Clunies Ross Awards

Clunies Ross Award winners 2011

Dr John Ness

Since 1980, Dr John Ness has made a significant contribution to the development of products and systems for the microwave and radio-frequency industry in Australia.

By developing new designs for components such as antennas, amplifiers and filers, the companies that John has helped to create have been able to develop communications links and radar systems that have been exported worldwide.

He was instrumental in the creation of MITEC, EMSolutions and Millatec; his legacy is the creation of a significant Australian industry.

One measure of John’s impact is the financial contribution of the products he has designed. Over its decade of independent operations, MITEC earned approximately $50 million in revenue.

Dr Nicholas Gough FTSE
Professor Antony Burgess FTSE
Professor Ashley Dunn

For work in the field of medical research.

Dr John Clout

John Clout has made an outstanding personal contribution to the Australian iron ore industry.

Specifically, he was able to relate the blast furnace performance of direct charge Australian lump ores and the sintering performance of Australian fine iron ores to the numerous petrological features that characterise the wide range of different types of Australian iron ores.

He played a pivotal role in the identification and development of new resources, such that vast resources of previously ignored lower chemical-quality iron ore have been successfully commercialised to the eventual benefit of all Australians.

Dr Clout developed this understanding in his time at CSIRO Minerals (1992 – 2004) where he led a team of research mineralogists, geologists and metallurgical engineers.

In 2004, he joined Fortescue Metals Group and helped the firm to develop vast resources of previously ignored, lower quality Marra Mamba ore in the Chichester Ranges.

Mr Bruce Candy

As a result of 25 years of work by Bruce Halcro Candy, Australia, through Minelab Electronics Pty Ltd, is world leader in the provision of high-performance, affordable and practical hand-held metral detectors for the detection of landmines, gold nuggets and general coin, treasure and relic items.

Bruce has been personally responsible for the technological innovations which have resulted in metal detectors that are able to perform even in highly mineralised soils.

Minelab products are used in more than 100 countries and distributed through offices in Australia, the United States and Ireland.

Dr Roy Woodall

Roy Woodall was directly involved in an amazing number of the most important mineral discoveries in Australia during his career as a geologist with Western Mining Corporation between 1953 and 1995.

A number of these discoveries were entirely new types of ore body, which reflected his dedication to applying the best possible science to mineral exploration in Australia.

His first discovery was the Darling Ranges bauxite deposits near Perth in Western Australia in the 1950s. While bauxite was well known in the area, previous explorers had rejected it as uneconomic because of a high silica content.

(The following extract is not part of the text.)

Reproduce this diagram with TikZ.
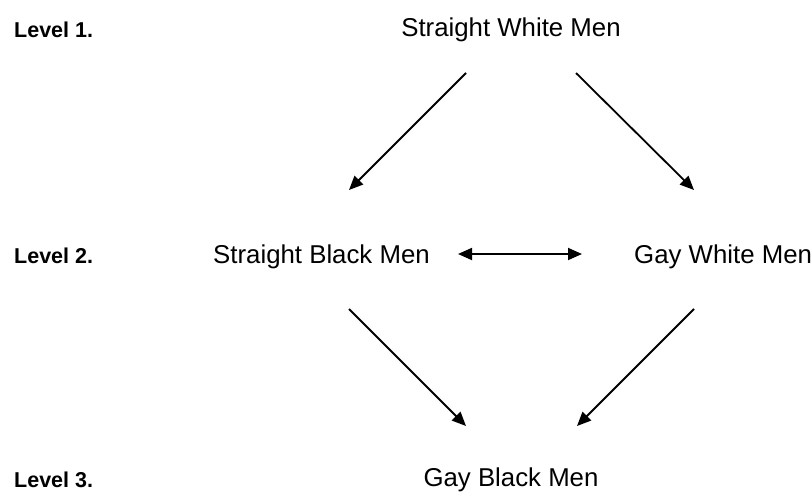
\documentclass[tikz,border=0pt]{standalone}
\usepackage{fontspec}
\setmainfont{Liberation Sans}
\usetikzlibrary{arrows.meta}
\begin{document}
\begin{tikzpicture}[x=1pt,y=-1pt,
  lvl/.style={anchor=base west,inner sep=0pt,font=\fontsize{21.5}{24}\selectfont\bfseries},
  grp/.style={anchor=base,inner sep=0pt,font=\fontsize{25.8}{30}\selectfont},
  tip/.tip={Triangle[length=14pt,width=12pt]},
  arr/.style={line width=1.8pt,-tip},
  darr/.style={line width=1.8pt,tip-tip}]
\useasboundingbox (0,0) rectangle (811,492);
\node[lvl] (l1) at (14,38) {Level 1.};
\node[lvl] (l2) at (14,263) {Level 2.};
\node[lvl] (l3) at (14,487) {Level 3.};
\node[grp] (swm) at (511,37) {Straight White Men};
\node[grp] (sbm) at (321.5,263) {Straight Black Men};
\node[grp,anchor=base west] (gwm) at (634,263) {Gay White Men};
\node[grp] (gbm) at (511,486) {Gay Black Men};
\coordinate (a1s) at (466,73);  \coordinate (a1e) at (349,190);
\coordinate (a2s) at (576,73);  \coordinate (a2e) at (694,190);
\coordinate (a3s) at (349,309); \coordinate (a3e) at (466,426);
\coordinate (a4s) at (694,309); \coordinate (a4e) at (577,426);
\coordinate (d1) at (458,254);  \coordinate (d2) at (582,254);
\draw[arr] (a1s) -- (a1e);
\draw[arr] (a2s) -- (a2e);
\draw[arr] (a3s) -- (a3e);
\draw[arr] (a4s) -- (a4e);
\draw[darr] (d1) -- (d2);
\end{tikzpicture}
\end{document}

This simple observation was the basis on which WMC with Alcoa was able to establish a multibillion-dollar alumina industry.

The site was found to be one of the great alumina sources in the world. Due to the bauxites being gibbsite rather than the boehmite, the vast deposits produce the lowest cost alumina in the world. The site has been in production now for many years and will be in production for many more years to come.

1966 saw Roy’s next discovery of nickel at Red Hill, which he subsequently renamed Kambalda.

Thanks to a series of seemingly inconsequential discoveries by amateur prospectors, Roy’s determination and support from key Western Mining Corporation executives Nickel sulphide deposits were discovered all through the country to the south of Kalgoorlie. They were then found well north, up towards Wiluna in the northern part of the goldfields.

The Kambalda nickel deposits were an entirely new type of ore and their discovery transformed WMC into a large mining company as a great new Australian industry was created.

In 1972, Roy discovered the Yeelirrie uranium deposit in WA, another new type of ore body. Development of this deposit never proceeded because in 1976 a team of WMC geoscientists under Roy’s leadership found a much larger copper‐uranium‐gold ore body at Olympic Dam in South Australia. This was also a unique deposit style.

The value of Roy’s legacy continues to grow. BHP Billiton is now planning to develop Yeelirrie, and of course is planning a massive expansion of Olympic Dam.

In addition, the many geologists that Roy recruited and mentored at WMC continue to make significant contributions of their own to Australia’s minerals industry.

During his career, Roy was offered many academic and industry positions around the world. However, he turned down all offers, partly because he had great respect for the people in charge of WMC, but most of all he wanted to find great ore bodies and create wealth for Australians.